One example is the Enuma Elish, the creation story of the Mesopotamian or Babylonian empire. In that story, war and violence launch creation.
Aspu is the father god and Tiamat the mother god. They give birth to noisy, rambunctious, frolicking gods. The elder gods plot to kill them so they can rest, but the younger gods uncover the plot and kill Aspu. Tiamat, the dragon of chaos, pledges revenge. The little gods turn to Marduk, who agrees to go to war with Tiamat—giving him an opportunity to become chief of the council of gods.
Marduk catches Tiamat in a net, blows a destructive wind down her throat, and kills her with an arrow. He stretches out her corpse to create the cosmos.

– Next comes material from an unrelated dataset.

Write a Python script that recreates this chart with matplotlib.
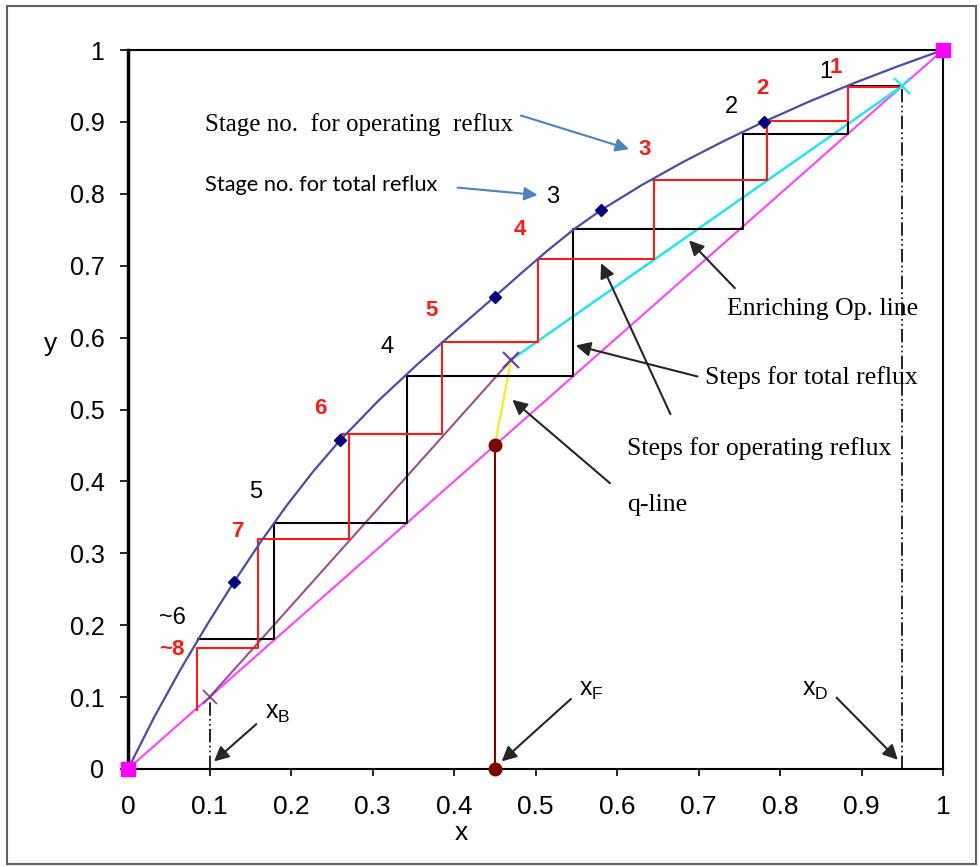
import matplotlib
matplotlib.use("Agg")
import matplotlib.pyplot as plt
from matplotlib.patches import Rectangle

plt.rcParams['mathtext.default'] = 'regular'

# ---- data ----
eq_x = [0, 0.0325, 0.065, 0.0975, 0.13, 0.1625, 0.195, 0.2275, 0.26, 0.3075, 0.355,
        0.4025, 0.45, 0.4825, 0.515, 0.5475, 0.58, 0.63, 0.68, 0.73, 0.78, 0.835,
        0.89, 0.945, 1.0]
eq_y = [0, 0.0729, 0.1396, 0.2016, 0.26, 0.3154, 0.3669, 0.4142, 0.457, 0.5125, 0.5627,
        0.6101, 0.657, 0.6895, 0.7213, 0.7509, 0.777, 0.8119, 0.8436, 0.8728, 0.90,
        0.9279, 0.9536, 0.9775, 1.0]
eq_pts_x = [0.13, 0.26, 0.45, 0.58, 0.78]
eq_pts_y = [0.26, 0.457, 0.657, 0.777, 0.90]

diag_x = [0, 1]
diag_y = [0, 1]

enrich_x = [0.47, 0.95]
enrich_y = [0.569, 0.95]
strip_x = [0.10, 0.47]
strip_y = [0.10, 0.569]
q_x = [0.45, 0.47]
q_y = [0.45, 0.569]
feed_x = [0.45, 0.45]
feed_y = [0.0, 0.45]

xB, xF, xD = 0.10, 0.45, 0.95

total_x = [0.95, 0.883, 0.883, 0.755, 0.755, 0.546, 0.546, 0.342, 0.342, 0.179, 0.179, 0.086]
total_y = [0.95, 0.95, 0.883, 0.883, 0.751, 0.751, 0.547, 0.547, 0.342, 0.342, 0.181, 0.181]

oper_x = [0.95, 0.883, 0.883, 0.779, 0.784, 0.784, 0.644, 0.645, 0.645, 0.503, 0.503,
          0.385, 0.385, 0.263, 0.271, 0.271, 0.16, 0.16, 0.085, 0.085]
oper_y = [0.948, 0.948, 0.901, 0.901, 0.901, 0.819, 0.819, 0.819, 0.709, 0.709, 0.594,
          0.594, 0.466, 0.466, 0.466, 0.32, 0.32, 0.168, 0.168, 0.082]

red_labels = ["1", "2", "3", "4", "5", "6", "7", "~8"]
red_lx = [0.869, 0.779, 0.634, 0.481, 0.373, 0.236, 0.135, 0.054]
red_ly = [0.976, 0.947, 0.861, 0.750, 0.638, 0.502, 0.330, 0.166]

blk_labels = ["1", "2", "3", "4", "5", "~6"]
blk_lx = [0.856, 0.740, 0.521, 0.318, 0.157, 0.054]
blk_ly = [0.969, 0.921, 0.796, 0.587, 0.385, 0.210]

ticks = [0, 0.1, 0.2, 0.3, 0.4, 0.5, 0.6, 0.7, 0.8, 0.9, 1]
tick_labels = ["0", "0.1", "0.2", "0.3", "0.4", "0.5", "0.6", "0.7", "0.8", "0.9", "1"]

# ---- figure ----
fig = plt.figure(figsize=(9.8, 8.67), dpi=100)
ax = fig.add_axes([128/980, (867-769)/867, 815/980, 719/867])

fig.patches.append(Rectangle((7/980, 3/867), 969/980, 858/867, transform=fig.transFigure,
                             fill=False, edgecolor='#606060', lw=1.5))

ax.plot(diag_x, diag_y, color='#ff44ff', lw=1.5, zorder=2)
ax.plot(strip_x, strip_y, color='#9a4f9a', lw=1.5, zorder=2)
ax.plot(enrich_x, enrich_y, color='#22e5ee', lw=1.8, zorder=2)
ax.plot(q_x, q_y, color='#f2f200', lw=1.5, zorder=2)
ax.plot(feed_x, feed_y, color='#800000', lw=1.5, zorder=2)
ax.plot(feed_x, feed_y, 'o', color='#800000', ms=9, zorder=5, clip_on=False)

ax.plot([xB, xB], [0, xB], color='black', lw=1.2, dashes=(8, 2, 1, 2, 1, 2), zorder=2)
ax.plot([xD, xD], [0, xD], color='black', lw=1.2, dashes=(8, 2, 1, 2, 1, 2), zorder=2)

ax.plot(total_x, total_y, color='black', lw=1.5, zorder=3)
ax.plot(oper_x, oper_y, color='#ff1a1a', lw=1.5, zorder=3)

ax.plot(eq_x, eq_y, color='#4b4ba8', lw=1.6, zorder=4)
ax.plot(eq_pts_x, eq_pts_y, 'D', color='#000080', ms=6, zorder=5)

ax.plot([xB], [xB], 'x', color='#8a3a9a', ms=10, mew=1.2, zorder=5)
ax.plot([0.47], [0.569], 'x', color='#6a3aa0', ms=12, mew=1.5, zorder=5)
ax.plot([xD], [xD], 'x', color='#22e5ee', ms=12, mew=1.5, zorder=5)
ax.plot([0, 1], [0, 1], 's', color='#ff00ff', ms=10, zorder=6, clip_on=False)

for t, x, y in zip(red_labels, red_lx, red_ly):
    ax.text(x, y, t, color='#ff1a1a', fontsize=16, fontweight='bold',
            family='Liberation Sans', ha='center', va='center', zorder=7)
for t, x, y in zip(blk_labels, blk_lx, blk_ly):
    ax.text(x, y, t, color='black', fontsize=17, family='Liberation Sans',
            ha='center', va='center', zorder=7)

serif = 'Liberation Serif'
ax.text(0.0945, 0.896, "Stage no.  for operating  reflux", fontsize=18, family=serif,
        ha='left', va='center')
ax.annotate("", xy=(0.618, 0.861), xytext=(0.479, 0.910),
            arrowprops=dict(arrowstyle='-|>', color='#4f81bd', lw=1.5, mutation_scale=20))
ax.text(0.0945, 0.812, "Stage no. for total reflux", fontsize=15.7, family='Lato',
        ha='left', va='center')
ax.annotate("", xy=(0.506, 0.798), xytext=(0.401, 0.809),
            arrowprops=dict(arrowstyle='-|>', color='#4f81bd', lw=1.5, mutation_scale=20))

arr = dict(arrowstyle='-|>', color='#262626', lw=1.5, mutation_scale=22)
ax.text(0.735, 0.640, "Enriching Op. line", fontsize=18.5, family=serif, ha='left', va='center')
ax.annotate("", xy=(0.686, 0.738), xytext=(0.747, 0.666), arrowprops=arr)
ax.text(0.708, 0.545, "Steps for total reflux", fontsize=18.5, family=serif, ha='left', va='center')
ax.annotate("", xy=(0.546, 0.590), xytext=(0.702, 0.545), arrowprops=arr)
ax.text(0.612, 0.446, "Steps for operating reflux", fontsize=18.5, family=serif, ha='left', va='center')
ax.annotate("", xy=(0.579, 0.707), xytext=(0.667, 0.490), arrowprops=arr)
ax.text(0.612, 0.367, "q-line", fontsize=18.5, family=serif, ha='left', va='center')
ax.annotate("", xy=(0.469, 0.516), xytext=(0.594, 0.395), arrowprops=arr)

ax.text(0.168, 0.078, "x$_B$", fontsize=18, family='Liberation Sans', ha='left', va='center')
ax.annotate("", xy=(0.103, 0.008), xytext=(0.160, 0.065), arrowprops=arr)
ax.text(0.553, 0.110, "x$_F$", fontsize=18, family='Liberation Sans', ha='left', va='center')
ax.annotate("", xy=(0.456, 0.008), xytext=(0.546, 0.100), arrowprops=arr)
ax.text(0.827, 0.110, "x$_D$", fontsize=18, family='Liberation Sans', ha='left', va='center')
ax.annotate("", xy=(0.947, 0.010), xytext=(0.867, 0.102), arrowprops=arr)

ax.set_xlim(0, 1)
ax.set_ylim(0, 1)
ax.set_xticks(ticks)
ax.set_yticks(ticks)
ax.set_xticklabels(tick_labels, family=['Liberation Sans Narrow', 'Liberation Sans'], fontsize=19)
ax.set_yticklabels(tick_labels, family='Liberation Sans', fontsize=18)
ax.tick_params(axis='x', direction='out', length=5, width=1.2, pad=14)
ax.tick_params(axis='y', direction='out', length=6, width=1.2, pad=11)
for s in ax.spines.values():
    s.set_linewidth(1.5)
    s.set_color('black')
ax.spines['left'].set_linewidth(2.5)

ax.set_xlabel("x", fontsize=19, family='Liberation Sans', labelpad=2)
ax.set_ylabel("y", fontsize=19, family='Liberation Sans', rotation=0, labelpad=2)
ax.yaxis.set_label_coords(-0.095, 0.575)
ax.xaxis.set_label_coords(0.409, -0.072)

fig.savefig("out.png", dpi=100)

The gods who sided with Tiamat in the war are imprisoned. They are hungry, and they complain that they need someone to care for them. So Marduk’s father, Ea, executes one of the captive gods, and from his blood he creates humans—as slaves or servants of the captured gods.
Viewed in this context, we see in the biblical story a divine divergence from the violence and chaos of Aspu, Tiamat, and Marduk. It is in contrast to the Mesopotamian creation myth—and those of the Canaanites and Egyptians—that we begin to identify the attributes of the God of our origin story.
We get a glimpse into the nature of God and the relationship between God and humankind. We are not made to be enslaved, to serve the whims of an angry god. Instead, the ancient Hebrew God is orchestrating a dynamic and image-bearing relationship with creation.
In Psalm 8, humankind is crowned in glory and honor, loved and valued. Made a little lower than the Divine, not created from spilled blood to serve imprisoned gods. We are created as co-creators, contributing to the care of creation. It is in this deeply relational way that God loves and cares for creation, that we bear the image of the Divine.
Karl Barth said we are like God not in substance but relationally. This means we bear the image of God in communities of shalom, justice, and love. We bear the image of God caring for the more-than-human world in the same way the Divine has cared for humankind.
The psalmist speaks of a cosmos created not in chaos but rather out of it, of a caring God who is mindful of humankind and in relationship with humankind, building a collaborative community of care for all of creation.